Parmi toutes les interrogations que soulève l’extermination des juifs, une question me tracasse depuis longtemps. C’est la question du discernement.
Notre idéal républicain issu de la philosophie des Lumières fixe l’horizon de la sortie de la barbarie par l’éducation, l’instruction et la culture.
Dès lors comment le peuple allemand, le plus cultivé et instruit de la planète en 1939 a-t-il pu commettre un tel crime ? Comment a-t-il pu perdre le « sens moral » minimum ?
3 faits illustrent mon interrogation :
– 80% des médecins allemands avaient la carte du parti nazi et étaient militants convaincus
– Les tests de QI effectués par le psychologue et capitaine Gustave Gilbert aux dignitaires nazis lors du procès de Nuremberg démontrent pour la plupart un haut niveau d’intelligence.
– Michel Fourniret le tueur en série, l’Ogre des Ardennes, en prison à perpétuité, parle 5 langues et écoute France Culture du matin au soir
Il faut s’y résoudre, le haut niveau d’éducation et l’intelligence ne donnent pas le « sens moral ». Ils ne sont pas un garant de l’humanité.
Alors est-il pertinent cet Idéal des lumières et ses injonctions à l’éducation, l’instruction, la culture comme lutte contre la barbarie la dictature, la guerre, le Mal ?
Mais Hanna Arendt nous prévient : le mal est banal
Le Mal est inhérent à la Condition humaine. Une minorité désigne des gens qui sont différents comme une menace et les fait exterminer. C’est parce qu’un certain nombre d’allemands étaient prêts à commettre ces atrocités que ce massacre a eu lieu. Le tribunal militaire de Nuremberg inculpera au final 36 000 nazis. C’est peu.
Qu’est-ce que le « Sens moral » ?
On situe généralement la plus ancienne naissance de l’Ethique justement dans la Torah, les fameux 10 commandements et notamment le « tu ne tueras pas ».
Pour nous juifs, le meurtre de masse est inconcevable.

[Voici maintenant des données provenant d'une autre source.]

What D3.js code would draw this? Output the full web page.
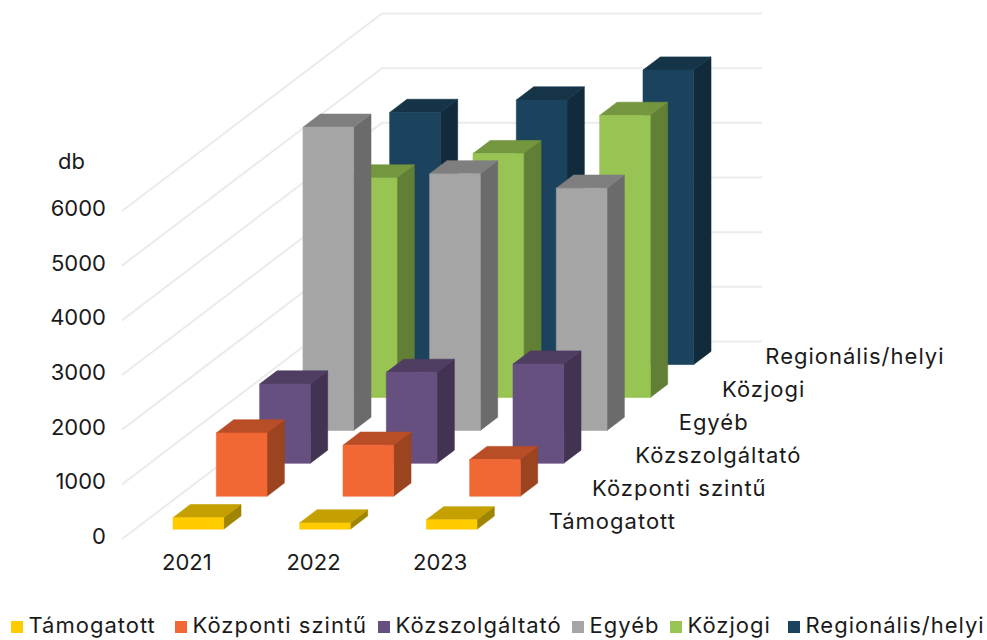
<!DOCTYPE html>
<html>
<head>
<meta charset="utf-8">
<script src="https://cdn.jsdelivr.net/npm/d3@7"></script>
<style>
    html, body { margin: 0; padding: 0; background: #fff; }
    text { font-family: Inter, "Noto Sans", sans-serif; font-size: 22px; fill: #1a1a1a; }
</style>
</head>
<body>
<svg id="chart" width="987" height="640"></svg>
<script>
const years = ['2021', '2022', '2023'];
const seriesNames = ['Támogatott', 'Központi szintű', 'Közszolgáltató', 'Egyéb', 'Közjogi', 'Regionális/helyi'];

// values
const tamogatott = [210, 113, 170];
const kozponti = [1157, 932, 670];
const kozszolgaltato = [1450, 1664, 1815];
const egyeb = [5545, 4693, 4430];
const kozjogi = [4015, 4461, 5160];
const regionalis = [4612, 4839, 5387];
const seriesValues = [tamogatott, kozponti, kozszolgaltato, egyeb, kozjogi, regionalis];

const yTicks = [0, 1000, 2000, 3000, 4000, 5000, 6000];

// front, top, side shade of each series
const frontColors = ['#FFCC00', '#F26835', '#66507F', '#A5A5A5', '#97C452', '#1B435D'];
const topColors = ['#C4A000', '#B94E26', '#4F3D62', '#7F7F7F', '#74963F', '#153448'];
const sideColors = ['#A08500', '#9C4320', '#433353', '#6B6B6B', '#617F35', '#112B3C'];

const legendX = [11, 175, 378, 572, 670, 788];

const svg = d3.select('#chart');

// floor corner and the oblique direction of the depth axis
const origin = {x: 122, y: 539};
const floorWidth = 380;
const depthVec = {x: 260, y: -197.5};

const x = d3.scaleBand().domain(years).range([0, floorWidth]).paddingInner(0.6).paddingOuter(0.3);
const z = d3.scaleBand().domain(seriesNames).range([0, 1]).paddingInner(0.6).paddingOuter(0.3);
const y = d3.scaleLinear().domain([0, 6000]).range([0, 328]);

// x along the floor, d along the depth (0..1), v as a data value
function project(px, d, v) {
    return [origin.x + px + d * depthVec.x, origin.y + d * depthVec.y - y(v)];
}

function poly(points) {
    return points.map(p => p.join(',')).join(' ');
}

// grid
svg.append('g').selectAll('polyline')
    .data(yTicks)
    .join('polyline')
    .attr('points', d => poly([project(0, 0, d), project(0, 1, d), project(floorWidth, 1, d)]))
    .attr('fill', 'none')
    .attr('stroke', '#ebebeb')
    .attr('stroke-width', 2);

// bars, back row first
const rows = seriesNames.map((name, i) => ({name, i})).reverse();

rows.forEach(row => {
    const g = svg.append('g').attr('class', 'row');
    const d0 = z(row.name);
    const d1 = d0 + z.bandwidth();
    const cells = years.map((year, j) => {
        const x0 = x(year);
        return {x0, x1: x0 + x.bandwidth(), v: seriesValues[row.i][j]};
    });

    g.selectAll('.side').data(cells).join('polygon')
        .attr('class', 'side')
        .attr('fill', sideColors[row.i])
        .attr('stroke', sideColors[row.i])
        .attr('stroke-width', 0.6)
        .attr('points', c => poly([project(c.x1, d0, 0), project(c.x1, d1, 0), project(c.x1, d1, c.v), project(c.x1, d0, c.v)]));

    g.selectAll('.top').data(cells).join('polygon')
        .attr('class', 'top')
        .attr('fill', topColors[row.i])
        .attr('stroke', topColors[row.i])
        .attr('stroke-width', 0.6)
        .attr('points', c => poly([project(c.x0, d0, c.v), project(c.x1, d0, c.v), project(c.x1, d1, c.v), project(c.x0, d1, c.v)]));

    g.selectAll('.front').data(cells).join('polygon')
        .attr('class', 'front')
        .attr('fill', frontColors[row.i])
        .attr('stroke', frontColors[row.i])
        .attr('stroke-width', 0.6)
        .attr('points', c => poly([project(c.x0, d0, 0), project(c.x1, d0, 0), project(c.x1, d0, c.v), project(c.x0, d0, c.v)]));
});

// value axis
const yAxisScale = d3.scaleLinear().domain([0, 6000]).range([origin.y - 2.5, origin.y - 2.5 - y(6000)]);
const yAxis = d3.axisLeft(yAxisScale).tickValues(yTicks).tickSize(0).tickPadding(0).tickFormat(d3.format('d'));
svg.append('g')
    .attr('transform', 'translate(106,0)')
    .call(yAxis)
    .call(g => g.select('.domain').remove())
    .selectAll('text')
    .style('font-family', 'Inter')
    .style('font-size', '22px')
    .attr('fill', '#1a1a1a');

svg.append('text').attr('x', 58).attr('y', 169).text('db');

// year labels below the floor
svg.append('g').selectAll('text')
    .data(years)
    .join('text')
    .attr('x', d => origin.x + x(d) + x.bandwidth() / 2 + 1.5)
    .attr('y', 570)
    .attr('text-anchor', 'middle')
    .text(d => d);

// series labels along the depth axis
svg.append('g').selectAll('text')
    .data(seriesNames)
    .join('text')
    .attr('x', d => project(floorWidth, z(d) + z.bandwidth() / 2, 0)[0] + 25)
    .attr('y', d => project(floorWidth, z(d) + z.bandwidth() / 2, 0)[1] + 6)
    .attr('letter-spacing', '1')
    .text(d => d);

// legend
const legend = svg.append('g').selectAll('g')
    .data(seriesNames)
    .join('g')
    .attr('transform', (d, i) => `translate(${legendX[i]},621)`);

legend.append('rect')
    .attr('width', 12)
    .attr('height', 12)
    .attr('fill', (d, i) => frontColors[i]);

legend.append('text')
    .attr('x', 17.5)
    .attr('y', 12)
    .attr('letter-spacing', '1')
    .text(d => d);
</script>
</body>
</html>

Comment les nazis ont-ils planifié et industrialisé à la conférence de Wannsee en janvier 1942 le projet d’extermination des 11 millions de juifs d’Europe? La conférence de Wannsee c’était 15 personnes pendant 2 heures pour la « solution finale » (die Endlösung der Judenfrage). 15 personnes pendant 2 heures…
Certes le judaïsme promeut aussi l’instruction, l’Etude, le progrès. Dans le Talmud, Hillel nous dit « L’homme inculte ne craint pas le pêché, l’ignorant ne peut être tout à fait pieux ». C’est une injonction à la connaissance. Mais Hillel ajoute « Là où il n’y a pas d’homme, efforce-toi d’en être un »

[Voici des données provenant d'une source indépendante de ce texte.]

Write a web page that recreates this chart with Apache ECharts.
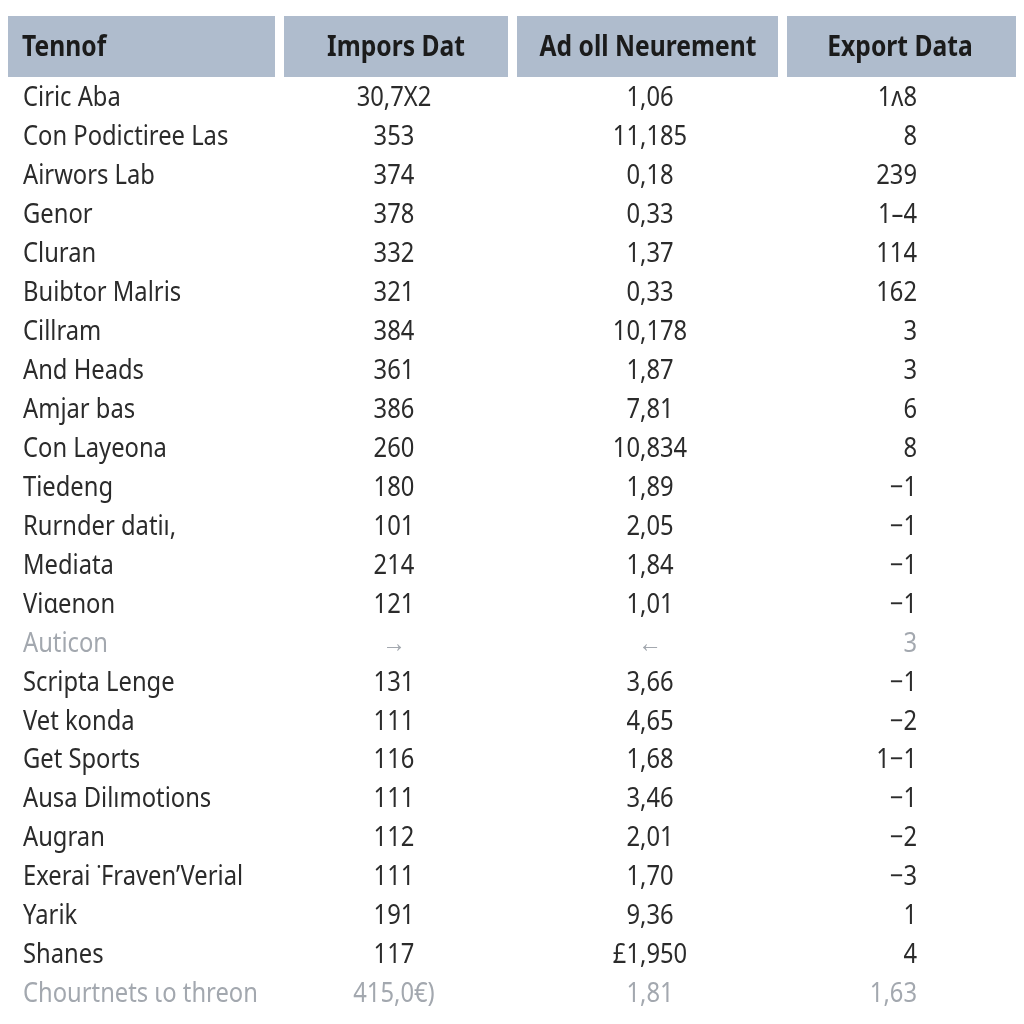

C’est le sens que Georges Orwell donne à la Common Decency la décence ordinaire, le sens inné de l’entraide et de l’éthique propre aux classes populaires et Albert Camus disait que son père ne lui avait transmis qu’un message essentiel : « Un homme ça s’empêche »
Les nazis ne se sont pas empêchés. La Shoah est le désastre le plus inimaginable de la pensée humaine.
Les nazis appelaient le chemin vers la chambre à gaz de Treblinka Himmel Strasse la rue du ciel.
Je ne sais pas ce que c’est d’être juif, à part être solidaire de tous les autres juifs. Nous sommes condamnés à une solidarité totale et perpétuelle. Et Nous demandons Pardon d’avoir survécu à Auschwitz… Ce qui unit les juifs c’est d’avoir eu un malheur commun et que cela ne se reproduise jamais plus pour l’Humanité.
Mais nous ne sommes pas naïfs, nous savons qu’il n’y a pas de vaccin contre l’antisémitisme, et il y a encore un pays dans le monde qui déclare vouloir la destruction d’Israël.
Face à la catastrophe gardons en tête la résilience juive et comme le dit Rabbi Na’hman de Breslau
Si la vie vous donne cent raisons de pleurer,
donnez-lui mille raisons de rire
Et ces deux vers d’Apollinaire, que le GRF Haïm Korsia aime citer : Jamais les crépuscules ne vaincront les aurores
Étonnons-nous des soirs mais vivons les matins
Théoriquement mon discours s’arrête là. Mais après la commémoration de la tragédie de la Shoah, la communauté juive va fêter ce soir Tou Bishevat. Cette succession dans le calendrier illustre la résilience juive. Passer des ténèbres à la lumière. Tou Bishvat est une fête écologique, le nouvel an des arbres, l’annonce du retour de la nature et du printemps après les rigueurs de l’hiver. L’arbre est le symbole de l’Homme, qui doit renaitre pour pérenniser la vie.